Bless the Rains: Toto’s ‘Africa’ Video Hits 1 Billion Views on YouTube
"Africa" -- Toto's lone Hot 100 chart-topper -- is the band's first entry in YouTube's Billion Views Club.
More than 40 years after topping the Billboard Hot 100, Toto‘s “Africa” is still reaching new milestones: The 1983 No. 1 hit just surpassed 1 billion views on YouTube.
“Africa” — Toto’s lone Hot 100 chart-topper among four top 10 hits — is the band’s first entry in YouTube’s Billion Views Club.
The Toto IV single has lived a lot of lives since its 1982 debut, being certified gold by the RIAA in 1991, then becoming an Internet meme in the 2000s, even leading to a fan-powered Weezer cover that brought the song back to the Hot 100, peaking at No. 51 in 2018. “Africa” now stands at eight-times platinum, as of a 2022 RIAA certification.
While “Africa” didn’t receive any individual Grammy nominations, its parent project Toto IV won album of the year at the 1983 ceremony.
The billion-view music video takes place inside a library, where Toto’s David Paich is trying to match a scrap of a page to its missing book. When he locates a book titled Africa, an African man throws a spear that topples over the bookshelf, and a lantern sets the book on fire.
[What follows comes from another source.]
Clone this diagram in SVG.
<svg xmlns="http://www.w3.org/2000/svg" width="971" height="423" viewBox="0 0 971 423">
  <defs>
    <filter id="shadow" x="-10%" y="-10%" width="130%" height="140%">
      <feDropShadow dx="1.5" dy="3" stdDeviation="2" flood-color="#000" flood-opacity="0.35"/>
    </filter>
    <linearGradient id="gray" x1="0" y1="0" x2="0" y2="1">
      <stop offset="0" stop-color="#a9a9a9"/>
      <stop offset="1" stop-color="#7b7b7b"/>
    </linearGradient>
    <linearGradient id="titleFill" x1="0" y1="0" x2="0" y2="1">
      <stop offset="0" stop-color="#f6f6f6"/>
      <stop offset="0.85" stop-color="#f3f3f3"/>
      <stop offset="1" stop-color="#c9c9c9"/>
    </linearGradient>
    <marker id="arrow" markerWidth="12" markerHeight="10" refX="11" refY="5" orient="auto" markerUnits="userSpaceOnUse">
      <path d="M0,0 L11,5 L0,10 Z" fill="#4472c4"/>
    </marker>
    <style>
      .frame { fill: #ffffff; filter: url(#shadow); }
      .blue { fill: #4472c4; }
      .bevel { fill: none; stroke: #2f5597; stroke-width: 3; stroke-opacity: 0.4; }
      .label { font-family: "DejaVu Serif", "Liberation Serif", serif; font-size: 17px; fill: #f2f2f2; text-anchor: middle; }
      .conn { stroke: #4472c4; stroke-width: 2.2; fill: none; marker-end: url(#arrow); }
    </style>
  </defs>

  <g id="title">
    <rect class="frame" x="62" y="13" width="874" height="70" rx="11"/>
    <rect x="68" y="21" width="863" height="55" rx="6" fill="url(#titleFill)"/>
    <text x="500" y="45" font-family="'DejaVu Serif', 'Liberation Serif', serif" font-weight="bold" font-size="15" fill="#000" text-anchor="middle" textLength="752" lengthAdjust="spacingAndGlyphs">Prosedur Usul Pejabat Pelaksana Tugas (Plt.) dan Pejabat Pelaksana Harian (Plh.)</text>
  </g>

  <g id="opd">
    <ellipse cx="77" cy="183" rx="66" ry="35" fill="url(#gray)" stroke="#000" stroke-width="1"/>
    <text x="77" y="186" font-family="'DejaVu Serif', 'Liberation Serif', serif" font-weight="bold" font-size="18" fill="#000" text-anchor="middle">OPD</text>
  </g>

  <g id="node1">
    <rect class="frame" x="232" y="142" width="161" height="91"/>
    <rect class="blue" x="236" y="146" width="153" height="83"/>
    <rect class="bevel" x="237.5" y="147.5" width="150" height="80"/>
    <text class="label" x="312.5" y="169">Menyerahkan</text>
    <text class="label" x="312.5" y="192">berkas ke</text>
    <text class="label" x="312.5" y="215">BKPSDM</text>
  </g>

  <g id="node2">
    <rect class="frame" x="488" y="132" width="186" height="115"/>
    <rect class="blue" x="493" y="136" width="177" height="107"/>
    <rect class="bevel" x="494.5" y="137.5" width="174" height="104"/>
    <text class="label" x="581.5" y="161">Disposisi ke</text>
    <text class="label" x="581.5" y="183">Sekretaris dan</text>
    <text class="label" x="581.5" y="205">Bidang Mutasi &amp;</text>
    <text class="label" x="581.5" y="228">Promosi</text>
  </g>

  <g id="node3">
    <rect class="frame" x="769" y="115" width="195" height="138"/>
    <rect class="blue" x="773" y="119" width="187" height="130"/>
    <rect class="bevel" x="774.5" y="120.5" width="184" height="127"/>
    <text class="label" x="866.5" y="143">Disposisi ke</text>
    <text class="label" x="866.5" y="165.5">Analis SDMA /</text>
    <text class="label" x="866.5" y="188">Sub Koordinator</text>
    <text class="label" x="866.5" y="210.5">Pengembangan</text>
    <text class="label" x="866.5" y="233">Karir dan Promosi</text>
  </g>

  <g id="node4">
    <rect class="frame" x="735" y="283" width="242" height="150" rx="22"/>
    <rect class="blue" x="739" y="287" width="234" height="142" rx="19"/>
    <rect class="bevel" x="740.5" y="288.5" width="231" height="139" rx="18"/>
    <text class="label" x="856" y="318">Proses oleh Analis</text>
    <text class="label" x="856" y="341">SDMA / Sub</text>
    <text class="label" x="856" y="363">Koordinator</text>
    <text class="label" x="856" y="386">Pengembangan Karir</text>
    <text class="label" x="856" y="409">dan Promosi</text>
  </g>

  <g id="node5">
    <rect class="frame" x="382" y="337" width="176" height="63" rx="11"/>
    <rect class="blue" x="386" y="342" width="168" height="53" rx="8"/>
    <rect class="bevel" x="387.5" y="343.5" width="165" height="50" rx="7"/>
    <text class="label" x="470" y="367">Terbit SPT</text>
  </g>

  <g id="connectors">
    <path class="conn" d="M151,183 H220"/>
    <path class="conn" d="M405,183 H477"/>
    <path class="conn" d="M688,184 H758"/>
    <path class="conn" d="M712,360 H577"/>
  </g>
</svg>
Also in the video, the band performs the song on top of a giant stack of books about Africa.
While Rolling Stone‘s Rob Sheffield called the video “mind-blowingly racist” in its portrayal of African culture in a 2018 article, in Billboard‘s oral history of the song earlier that same year, “Africa” director Steve Barron seemed unaware of any backlash. “There should have been [backlash]. But I don’t think there was,” Barron said at the time. “Because I look at the video, and I have now obviously traveled to Africa, and I’ve been to Rwanda, and I’ve been to Kenya, and… yeah, that is probably kind of a white guy’s, outsider view of the meaning of the song.”